The Log Analysis Project is a python tool created to query a database called newsdata.sql and produce a report for the following questions:
- What are the top three articles by views
- Who are the authors with the most viewed articles overall.
- On what days were there more than 1% of requests leading to errors
Excluding minor modules, the key tools used for this project include the following:
- Virtual Box: https://www.virtualbox.org/wiki/Downloads
- Vagrant: https://www.vagrantup.com/downloads.html
- Vagrant File by Udacity: https://github.com/udacity/fullstack-nanodegree-vm/blob/master/vagrant/Vagrantfile
- PostgreSQL
- Python3
- Visual Studio Code
- Psycopg2
The easiest to get started with the right environment is to clone the Udacity full stack vm repo: https://github.com/udacity/fullstack-nanodegree-vm
- Make sure you have the tools identified above installed (or your favourite alternatives) and set up. Some require a pip3 or sudo -apt install.

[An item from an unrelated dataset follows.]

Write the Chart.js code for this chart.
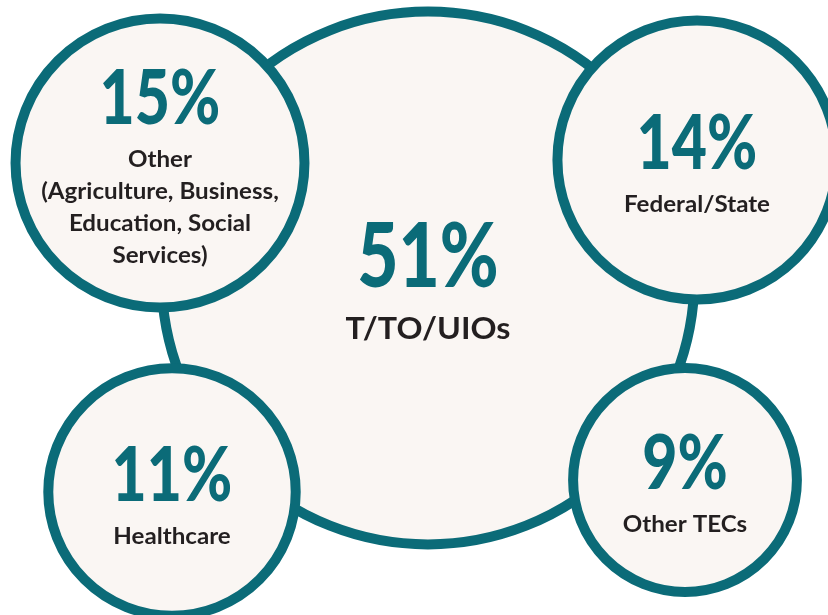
<!DOCTYPE html>
<html>
<head>
<meta charset="utf-8">
<title>Share by organization type</title>
<script src="https://cdn.jsdelivr.net/npm/chart.js@4.4.1/dist/chart.umd.min.js"></script>
<style>
  html,body{margin:0;padding:0;background:#fff;}
  #wrap{width:828px;height:615px;position:relative;}
</style>
</head>
<body>
<div id="wrap"><canvas id="bubbleChart" width="828" height="615"></canvas></div>
<script>
/* ---------- Data ---------- */
const categories = ['T/TO/UIOs', 'Other', 'Federal/State', 'Healthcare', 'Other TECs'];
const subLabels  = [[], ['(Agriculture, Business,', 'Education, Social', 'Services)'], [], [], []];
const shares     = [51, 15, 14, 11, 9];

/* ---------- Layout (bubble centres, in canvas units) ---------- */
const bubbleX = [428, 160, 697, 172, 685];
const bubbleY = [278, 163, 160, 492, 480];

const TEAL = '#0b6b78', CREAM = '#faf6f3', INK = '#231f20';
const FONT = 'Lato, "Open Sans", sans-serif';

/* ---------- Labels inside the bubbles ---------- */
const bubbleText = {
  id: 'bubbleText',
  afterDatasetsDraw(chart){
    const ctx = chart.ctx;
    const meta = chart.getDatasetMeta(0);
    meta.data.forEach((el, i) => {
      const big = i === 0;
      const pctCap = big ? 64 : 55, labCap = big ? 22 : 16, gap = big ? 30 : 27, lineH = 32;
      const lines = [categories[i]].concat(subLabels[i]);
      const blockH = pctCap + gap + labCap + (lines.length - 1) * lineH;
      const top = el.y + 3 - blockH / 2;
      ctx.save();
      ctx.textAlign = 'center';
      ctx.textBaseline = 'alphabetic';
      // percentage: heavy, slightly condensed like the original face
      ctx.font = `900 ${Math.round(pctCap / 0.72)}px ${FONT}`;
      ctx.fillStyle = TEAL;
      ctx.save();
      ctx.translate(el.x, top + pctCap);
      ctx.scale(0.8, 1);
      ctx.fillText(shares[i] + '%', 0, 0);
      ctx.restore();
      // category text
      ctx.font = `bold ${big ? 31 : 23}px ${FONT}`;
      ctx.fillStyle = INK;
      lines.forEach((t, j) => {
        ctx.save();
        ctx.translate(el.x, top + pctCap + gap + labCap + j * lineH);
        ctx.scale(big ? 1.04 : 1.05, 1);
        ctx.fillText(t, 0, 0);
        ctx.restore();
      });
      ctx.restore();
    });
  }
};

/* ---------- Chart ---------- */
new Chart(document.getElementById('bubbleChart'), {
  type: 'bubble',
  data: {
    labels: categories,
    datasets: [{
      data: shares.map((v, i) => ({ x: bubbleX[i], y: bubbleY[i], v })),
      radius: c => 37.3 * Math.sqrt(c.raw.v),   // area ~ share
      backgroundColor: CREAM,
      borderColor: TEAL,
      borderWidth: 10,
      hoverRadius: 0,
      clip: false
    }]
  },
  options: {
    responsive: false,
    animation: false,
    events: [],
    layout: { padding: 0, autoPadding: false },
    plugins: { legend: { display: false }, tooltip: { enabled: false } },
    scales: {
      x: { type: 'linear', min: 0, max: 828, display: false },
      y: { type: 'linear', min: 0, max: 615, reverse: true, display: false }
    }
  },
  plugins: [bubbleText]
});
</script>
</body>
</html>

- Make sure you're in the /vagrant directory based on the Udacity repo you cloned earlier.
- Enter 'vagrant up' into your terminal to get vagrant started up
- Enter 'vagrant ssh' to ssh into your linux instance
- Enter 'psql -d news -f newsdata.sql' to connect with the database
- If you want to test out the reporting tool rather than make one, clone my log-analysis repo or download the dbscript.py file and place it in the /vagrant directory
- Enter 'python3 dbquery.py' in your terminal to run it
I'd like to acknowledge Udacity as most of the processes I followed are based on the lectures. I also made use of Psycopg and PostgreSQl documentations and some stack overflow searches when stuck.